Holmberg and Matthew Stehle were among the clients who saddled up for the show, which took some considerable preparation.
Holmberg needed assistance being lifted from his wheelchair, atop a flatbed truck, onto a horse named Jill, complete with a special harness.
“The horses are specially trained for that,” Christiansen said.
“There’s a whole of talking and letting him feel what’s in front of him so he knows what’s happening,” she said. “They’ve been working all summer, and they’ve been able to learn to trot, learn horsemanship skills.”
Stehle, on the other hand, is blind, which required different handling.
Christiansen said she was pleased to see clients able to show off their new skills outside the Freedom Hooves property.
“There’s always that safe place in the arena, but for them to be a part of this and learn, it’s just amazing,” she said.

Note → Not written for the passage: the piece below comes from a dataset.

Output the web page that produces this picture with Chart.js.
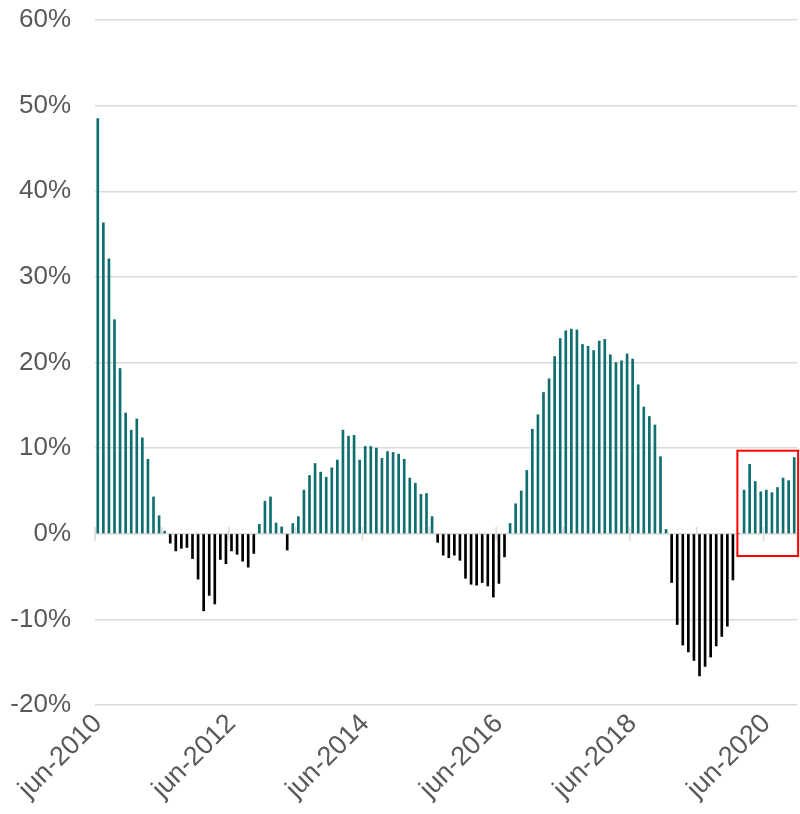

Christiansen added that the work of the program also helps clients learn to cope better with emotional stress, motor skills, and other unexpected challenges.
“Their progression is so independent and individual in some very big ways,” she said.
Jaxom Gunderson, Katlyn Miller, and Jason Latham also showed their steeds in the fairgrounds, each tying for first place for their efforts.
Jaxom’s mother, Tilila, was proudly shooting video of her 12-year-old son as he took the animal by the bridle after only getting his first encounter with horses in May.
“He was kind of timid about the horses at first. He’s a pretty big kid, but they’re big too,” she said. “Now he’s trotting without worrying about falling off so that’s good. He’s got more confidence and a little more muscle, since it takes some of that to work with them. He’s learned a lot of responsibility, too.”
Christiansen said she hopes the segment can be a regular feature of the Moffat County Fair in coming years.
“I really want to thank the people with the fair for being so flexible with us,” she said. “It’s so unique and so special.”